Task objective: Pictures excluded, return the lines below from the first through the line holding "Chart.register(...registerables);".

Collected data:
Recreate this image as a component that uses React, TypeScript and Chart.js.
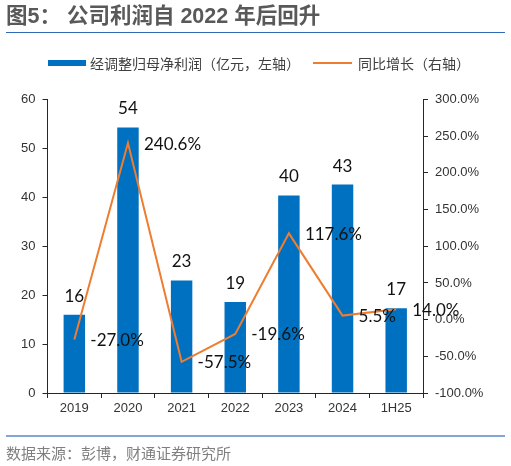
import React, { useEffect, useRef } from "react";
import { Chart, registerables } from "chart.js";

Chart.register(...registerables);

const categories = ["2019", "2020", "2021", "2022", "2023", "2024", "1H25"];
const profitValues = [16.0, 54.3, 23.0, 18.6, 40.4, 42.6, 17.3];
const growthValues = [-27.0, 240.6, -57.5, -19.6, 117.6, 5.5, 14.0];
const leftTicks = { min: 0, max: 60, step: 10 };
const rightTicks = { min: -100, max: 300, step: 50 };

const titleText = "图5： 公司利润自 2022 年后回升";
const barLegend = "经调整归母净利润（亿元，左轴）";
const lineLegend = "同比增长（右轴）";
const sourceText = "数据来源：彭博，财通证券研究所";

const BLUE = "#0070C0";
const ORANGE = "#ED7D31";
const AXIS_FONT = "'Liberation Sans', Arial, sans-serif";
const LABEL_FONT = "Lato, 'Open Sans', sans-serif";
const CJK_FONT = "'Noto Sans CJK SC', 'Noto Sans', sans-serif";

const labelPlugin = {
  id: "valueLabels",
  afterDatasetsDraw(chart: any) {
    const ctx = chart.ctx;
    ctx.save();
    ctx.font = `17px ${LABEL_FONT}`;
    ctx.fillStyle = "#111";
    chart.data.datasets.forEach((ds: any, di: number) => {
      const meta = chart.getDatasetMeta(di);
      meta.data.forEach((el: any, i: number) => {
        const v = ds.data[i];
        if (ds.type === "bar") {
          ctx.textAlign = "center";
          ctx.textBaseline = "alphabetic";
          ctx.fillText(Number(v).toFixed(0), el.x, el.y - 13);
        } else {
          ctx.textAlign = "left";
          ctx.textBaseline = "middle";
          ctx.fillText(Number(v).toFixed(1) + "%", el.x + 16, el.y + 1);
        }
      });
    });
    ctx.restore();
  },
};

export default function App() {
  const canvasRef = useRef<HTMLCanvasElement | null>(null);

  useEffect(() => {
    if (!canvasRef.current) return;
    const axisColor = "#262626";
    const chart = new Chart(canvasRef.current, {
      data: {
        labels: categories,
        datasets: [
          {
            type: "line" as const,
            label: lineLegend,
            data: growthValues,
            yAxisID: "y1",
            borderColor: ORANGE,
            backgroundColor: ORANGE,
            borderWidth: 2,
            pointRadius: 0,
            tension: 0,
            order: 0,
          },
          {
            type: "bar" as const,
            label: barLegend,
            data: profitValues,
            yAxisID: "y",
            backgroundColor: BLUE,
            borderWidth: 0,
            barPercentage: 0.4,
            categoryPercentage: 1,
            order: 1,
          },
        ],
      },
      options: {
        responsive: false,
        animation: false,
        events: [],
        layout: { padding: { top: 99.5, bottom: 43, left: 0, right: 0 } },
        plugins: {
          legend: { display: false },
          tooltip: { enabled: false },
          title: { display: false },
        },
        scales: {
          x: {
            type: "category",
            offset: true,
            grid: {
              display: true,
              offset: true,
              drawOnChartArea: false,
              drawTicks: true,
              tickLength: 5,
              color: axisColor,
            },
            border: { display: true, color: axisColor, width: 1 },
            ticks: {
              font: { family: AXIS_FONT, size: 13 },
              color: "#333",
              padding: 3,
              maxRotation: 0,
              autoSkip: false,
            },
            afterFit: (s: any) => {
              s.height = 30;
            },
          },
          y: {
            type: "linear",
            position: "left",
            min: leftTicks.min,
            max: leftTicks.max,
            grid: {
              drawOnChartArea: false,
              drawTicks: true,
              tickLength: 5,
              color: axisColor,
            },
            border: { display: true, color: axisColor, width: 1 },
            ticks: {
              stepSize: leftTicks.step,
              font: { family: AXIS_FONT, size: 13 },
              color: "#333",
              padding: 7,
            },
            afterFit: (s: any) => {
              s.width = 47.5;
            },
          },
          y1: {
            type: "linear",
            position: "right",
            min: rightTicks.min,
            max: rightTicks.max,
            grid: {
              drawOnChartArea: false,
              drawTicks: true,
              tickLength: 5,
              color: axisColor,
            },
            border: { display: true, color: axisColor, width: 1 },
            ticks: {
              stepSize: rightTicks.step,
              font: { family: AXIS_FONT, size: 13 },
              color: "#333",
              padding: 7,
              callback: (v: any) => Number(v).toFixed(1) + "%",
            },
            afterFit: (s: any) => {
              s.width = 88;
            },
          },
        },
      },
      plugins: [labelPlugin],
    } as any);
    return () => chart.destroy();
  }, []);

  return (
    <div
      style={{
        position: "fixed",
        left: 0,
        top: 0,
        width: 511,
        height: 466,
        background: "#fff",
        overflow: "hidden",
      }}
    >
      <canvas
        ref={canvasRef}
        width={511}
        height={466}
        style={{ position: "absolute", left: 0, top: 0, width: 511, height: 466 }}
      />
      <div
        style={{
          position: "absolute",
          left: 6,
          top: 0,
          height: 33,
          lineHeight: "33px",
          fontFamily: `'Liberation Sans', ${CJK_FONT}`,
          fontWeight: 700,
          fontSize: 21.5,
          color: "#595959",
          whiteSpace: "pre",
        }}
      >
        {titleText}
      </div>
      <div
        style={{
          position: "absolute",
          left: 6,
          top: 31.5,
          width: 499,
          height: 1.5,
          background: "#2E6BB6",
        }}
      />
      <div
        style={{
          position: "absolute",
          left: 47.5,
          top: 60,
          width: 38,
          height: 6,
          background: BLUE,
        }}
      />
      <div
        style={{
          position: "absolute",
          left: 90,
          top: 53,
          lineHeight: "20px",
          fontFamily: CJK_FONT,
          fontSize: 14,
          color: "#404040",
          whiteSpace: "pre",
        }}
      >
        {barLegend}
      </div>
      <div
        style={{
          position: "absolute",
          left: 313,
          top: 62,
          width: 39,
          height: 2,
          background: ORANGE,
        }}
      />
      <div
        style={{
          position: "absolute",
          left: 358,
          top: 53,
          lineHeight: "20px",
          fontFamily: CJK_FONT,
          fontSize: 14,
          color: "#404040",
          whiteSpace: "pre",
        }}
      >
        {lineLegend}
      </div>
      <div
        style={{
          position: "absolute",
          left: 6,
          top: 434.5,
          width: 499,
          height: 2,
          background: "#84A4D2",
        }}
      />
      <div
        style={{
          position: "absolute",
          left: 6,
          top: 443,
          lineHeight: "20px",
          fontFamily: CJK_FONT,
          fontSize: 15,
          color: "#7F7F7F",
          whiteSpace: "pre",
        }}
      >
        {sourceText}
      </div>
    </div>
  );
}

The completed task:
Recreate this image as a component that uses React, TypeScript and Chart.js.
import React, { useEffect, useRef } from "react";
import { Chart, registerables } from "chart.js";

Chart.register(...registerables);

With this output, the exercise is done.